Retype the opening lines of the data exactly, stopping after the line that contains "and He Production". Skip every picture.

◇ ◇ ◇ ◇ ◇ ◇ ◇

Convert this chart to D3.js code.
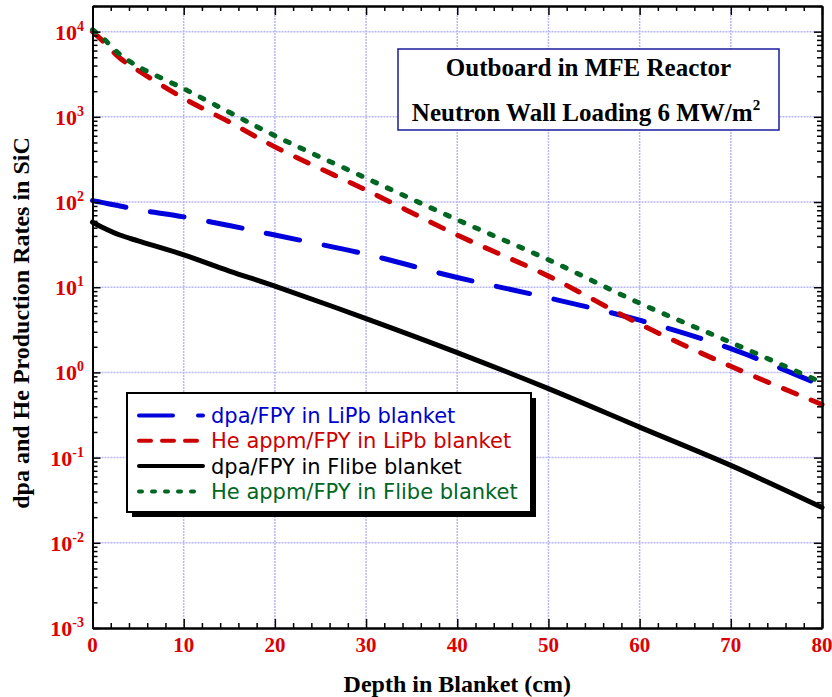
<!DOCTYPE html>
<html>
<head>
<meta charset="utf-8">
<script src="https://cdn.jsdelivr.net/npm/d3@7"></script>
<style>
  body { margin: 0; background: #fff; }
</style>
</head>
<body>
<script>
// depth in blanket (cm) and production rates
const depth      = [0, 1, 3, 5, 10, 15, 20, 30, 40, 50, 60, 70, 80];
const dpaLiPb    = [104, 99, 90, 81, 67, 53, 41, 24.4, 13, 7.5, 4.1, 1.9, 0.70];
const heLiPb     = [10000, 8000, 4900, 3500, 1650, 870, 444, 138, 41, 13.5, 3.7, 1.18, 0.42];
const dpaFlibe   = [58, 51, 41, 35, 24, 15.5, 10.3, 4.29, 1.71, 0.645, 0.228, 0.081, 0.026];
const heFlibe    = [10500, 8700, 5400, 3900, 2140, 1130, 600, 191, 62, 21, 6.5, 2.25, 0.76];

const seriesNames = [
    "dpa/FPY in LiPb blanket",
    "He appm/FPY in LiPb blanket",
    "dpa/FPY in Flibe blanket",
    "He appm/FPY in Flibe blanket"
];
const xTickValues = [0, 10, 20, 30, 40, 50, 60, 70, 80];
const yExponents = [-3, -2, -1, 0, 1, 2, 3, 4];
const titleLine1 = "Outboard in MFE Reactor";
const titleLine2 = "Neutron Wall Loading 6 MW/m";
const xTitle = "Depth in Blanket (cm)";
const yTitle = "dpa and He Production Rates in SiC";

const width = 832, height = 697;
const plotLeft = 92.5, plotRight = 822, plotTop = 6, plotBottom = 628;
const serif = "'Liberation Serif', 'Times New Roman', serif";
const sans = "'DejaVu Sans', sans-serif";

const svg = d3.select("body").append("svg")
    .attr("width", width)
    .attr("height", height)
    .attr("font-family", serif);

const x = d3.scaleLinear().domain([0, 80]).range([plotLeft, plotRight]);
const y = d3.scaleLog().domain([1e-3, 2e4]).range([plotBottom, plotTop]);

const gridColor = "#b8b8f4";
const red = "#dd0000";

// grid
const grid = svg.append("g");
grid.selectAll(".gx").data(xTickValues.slice(1, -1)).enter().append("line")
    .attr("x1", d => x(d)).attr("x2", d => x(d))
    .attr("y1", plotTop).attr("y2", plotBottom)
    .attr("stroke", gridColor).attr("stroke-width", 1.5)
    .attr("stroke-dasharray", "2,1");
grid.selectAll(".gy").data(yExponents.slice(1)).enter().append("line")
    .attr("x1", plotLeft).attr("x2", plotRight)
    .attr("y1", d => y(Math.pow(10, d))).attr("y2", d => y(Math.pow(10, d)))
    .attr("stroke", gridColor).attr("stroke-width", 1.5)
    .attr("stroke-dasharray", "2,1");

// series
const series = [
    { values: dpaLiPb,  color: "#0000dd", dash: "34,25", legendDash: "34,25" },
    { values: heLiPb,   color: "#cc0000", dash: "14,16", legendDash: "12,11" },
    { values: dpaFlibe, color: "#000000", dash: null,    legendDash: null },
    { values: heFlibe,  color: "#006622", dash: "4,12",  legendDash: "3,10" }
];

const line = d3.line()
    .x(d => x(d[0]))
    .y(d => y(d[1]))
    .curve(d3.curveCatmullRom.alpha(0.5));

// draw order: black, blue, red, green on top
[2, 0, 1, 3].forEach(i => {
    const s = series[i];
    svg.append("path")
        .datum(depth.map((d, j) => [d, s.values[j]]))
        .attr("d", line)
        .attr("fill", "none")
        .attr("stroke", s.color)
        .attr("stroke-width", 5)
        .attr("stroke-linecap", "round")
        .attr("stroke-dasharray", s.dash);
});

// axes - ticks point inward on all four sides
const minorX = d3.range(0, 81, 2).filter(d => d % 10 !== 0);
const minorY = [];
yExponents.slice(0, -1).forEach(e => {
    for (let m = 2; m <= 9; m++) minorY.push(m * Math.pow(10, e));
});
minorY.push(2e4);

function styleAxis(g) {
    g.selectAll("path").attr("stroke", "#000").attr("stroke-width", 2);
    g.selectAll("line").attr("stroke", "#000").attr("stroke-width", 1.5);
    g.selectAll("text").remove();
}

svg.append("g").attr("transform", `translate(0,${plotBottom})`)
    .call(d3.axisBottom(x).tickValues(xTickValues).tickSize(-9).tickSizeOuter(0).tickFormat(""))
    .call(styleAxis);
svg.append("g").attr("transform", `translate(0,${plotBottom})`)
    .call(d3.axisBottom(x).tickValues(minorX).tickSize(-5).tickSizeOuter(0).tickFormat(""))
    .call(styleAxis);
svg.append("g").attr("transform", `translate(0,${plotTop})`)
    .call(d3.axisTop(x).tickValues(xTickValues).tickSize(-9).tickSizeOuter(0).tickFormat(""))
    .call(styleAxis);
svg.append("g").attr("transform", `translate(0,${plotTop})`)
    .call(d3.axisTop(x).tickValues(minorX).tickSize(-5).tickSizeOuter(0).tickFormat(""))
    .call(styleAxis);

const yMajor = yExponents.map(e => Math.pow(10, e));
svg.append("g").attr("transform", `translate(${plotLeft},0)`)
    .call(d3.axisLeft(y).tickValues(yMajor).tickSize(-8).tickSizeOuter(0).tickFormat(""))
    .call(styleAxis);
svg.append("g").attr("transform", `translate(${plotLeft},0)`)
    .call(d3.axisLeft(y).tickValues(minorY).tickSize(-5).tickSizeOuter(0).tickFormat(""))
    .call(styleAxis);
svg.append("g").attr("transform", `translate(${plotRight},0)`)
    .call(d3.axisRight(y).tickValues(yMajor).tickSize(-8).tickSizeOuter(0).tickFormat(""))
    .call(styleAxis);
svg.append("g").attr("transform", `translate(${plotRight},0)`)
    .call(d3.axisRight(y).tickValues(minorY).tickSize(-5).tickSizeOuter(0).tickFormat(""))
    .call(styleAxis);

// tick labels
svg.selectAll(".xlab").data(xTickValues).enter().append("text")
    .attr("x", d => x(d))
    .attr("y", 652)
    .attr("text-anchor", "middle")
    .attr("font-size", 21)
    .attr("font-weight", "bold")
    .attr("fill", red)
    .text(d => d);

const ylab = svg.selectAll(".ylab").data(yExponents).enter().append("text")
    .attr("x", 84)
    .attr("y", d => y(Math.pow(10, d)) + 8)
    .attr("text-anchor", "end")
    .attr("font-weight", "bold")
    .attr("fill", red);
ylab.append("tspan").attr("font-size", 22).text("10");
ylab.append("tspan").attr("font-size", 14).attr("dy", -9).text(d => d);

// axis titles
svg.append("text")
    .attr("x", (plotLeft + plotRight) / 2)
    .attr("y", 692)
    .attr("text-anchor", "middle")
    .attr("font-size", 24)
    .attr("font-weight", "bold")
    .text(xTitle);

svg.append("text")
    .attr("transform", `translate(29,${(plotTop + plotBottom) / 2 + 6}) rotate(-90)`)
    .attr("text-anchor", "middle")
    .attr("font-size", 24)
    .attr("font-weight", "bold")
    .text(yTitle);

// title box
const tb = svg.append("g");
tb.append("rect")
    .attr("x", 398).attr("y", 49).attr("width", 381).attr("height", 81)
    .attr("fill", "#fff").attr("stroke", "#1a1aa0").attr("stroke-width", 1.5);
tb.append("text")
    .attr("x", 588.5).attr("y", 76)
    .attr("text-anchor", "middle")
    .attr("font-size", 25).attr("font-weight", "bold")
    .text(titleLine1);
const t2 = tb.append("text")
    .attr("x", 586).attr("y", 121)
    .attr("text-anchor", "middle")
    .attr("font-size", 25).attr("font-weight", "bold");
t2.append("tspan").text(titleLine2);
t2.append("tspan").attr("font-size", 15).attr("dy", -11).text("2");

// legend
const lg = svg.append("g");
lg.append("rect")
    .attr("x", 132).attr("y", 398).attr("width", 404).attr("height", 119)
    .attr("fill", "#000");
lg.append("rect")
    .attr("x", 127).attr("y", 393).attr("width", 404).attr("height", 119)
    .attr("fill", "#fff").attr("stroke", "#000").attr("stroke-width", 2);

const legendText = ["#0000cc", "#cc0000", "#000000", "#006622"];
seriesNames.forEach((name, i) => {
    const s = series[i];
    const ly = 415.5 + i * 25.3;
    lg.append("line")
        .attr("x1", 139).attr("x2", 203)
        .attr("y1", ly).attr("y2", ly)
        .attr("stroke", s.color)
        .attr("stroke-width", 4)
        .attr("stroke-linecap", "round")
        .attr("stroke-dasharray", s.legendDash);
    lg.append("text")
        .attr("x", 211)
        .attr("y", ly + 7.5)
        .attr("font-family", sans)
        .attr("font-size", 21)
        .attr("fill", legendText[i])
        .text(name);
});
</script>
</body>
</html>
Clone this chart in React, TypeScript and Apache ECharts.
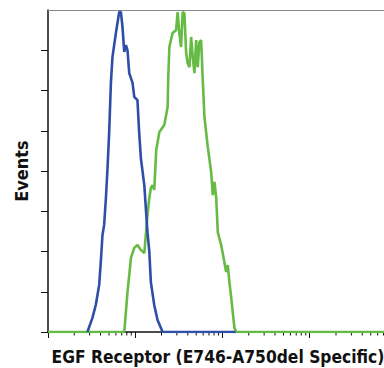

◇ ◇ ◇ ◇ ◇ ◇ ◇

Written solution:
Convert this chart to D3.js code.
<!DOCTYPE html>
<html>
<head>
<meta charset="utf-8">
<script src="https://cdn.jsdelivr.net/npm/d3@7"></script>
<style>
  body { margin: 0; background: #fff; }
</style>
</head>
<body>
<script>
// depth in blanket (cm) and production rates
const depth      = [0, 1, 3, 5, 10, 15, 20, 30, 40, 50, 60, 70, 80];
const dpaLiPb    = [104, 99, 90, 81, 67, 53, 41, 24.4, 13, 7.5, 4.1, 1.9, 0.70];
const heLiPb     = [10000, 8000, 4900, 3500, 1650, 870, 444, 138, 41, 13.5, 3.7, 1.18, 0.42];
const dpaFlibe   = [58, 51, 41, 35, 24, 15.5, 10.3, 4.29, 1.71, 0.645, 0.228, 0.081, 0.026];
const heFlibe    = [10500, 8700, 5400, 3900, 2140, 1130, 600, 191, 62, 21, 6.5, 2.25, 0.76];

const seriesNames = [
    "dpa/FPY in LiPb blanket",
    "He appm/FPY in LiPb blanket",
    "dpa/FPY in Flibe blanket",
    "He appm/FPY in Flibe blanket"
];
const xTickValues = [0, 10, 20, 30, 40, 50, 60, 70, 80];
const yExponents = [-3, -2, -1, 0, 1, 2, 3, 4];
const titleLine1 = "Outboard in MFE Reactor";
const titleLine2 = "Neutron Wall Loading 6 MW/m";
const xTitle = "Depth in Blanket (cm)";
const yTitle = "dpa and He Production Rates in SiC";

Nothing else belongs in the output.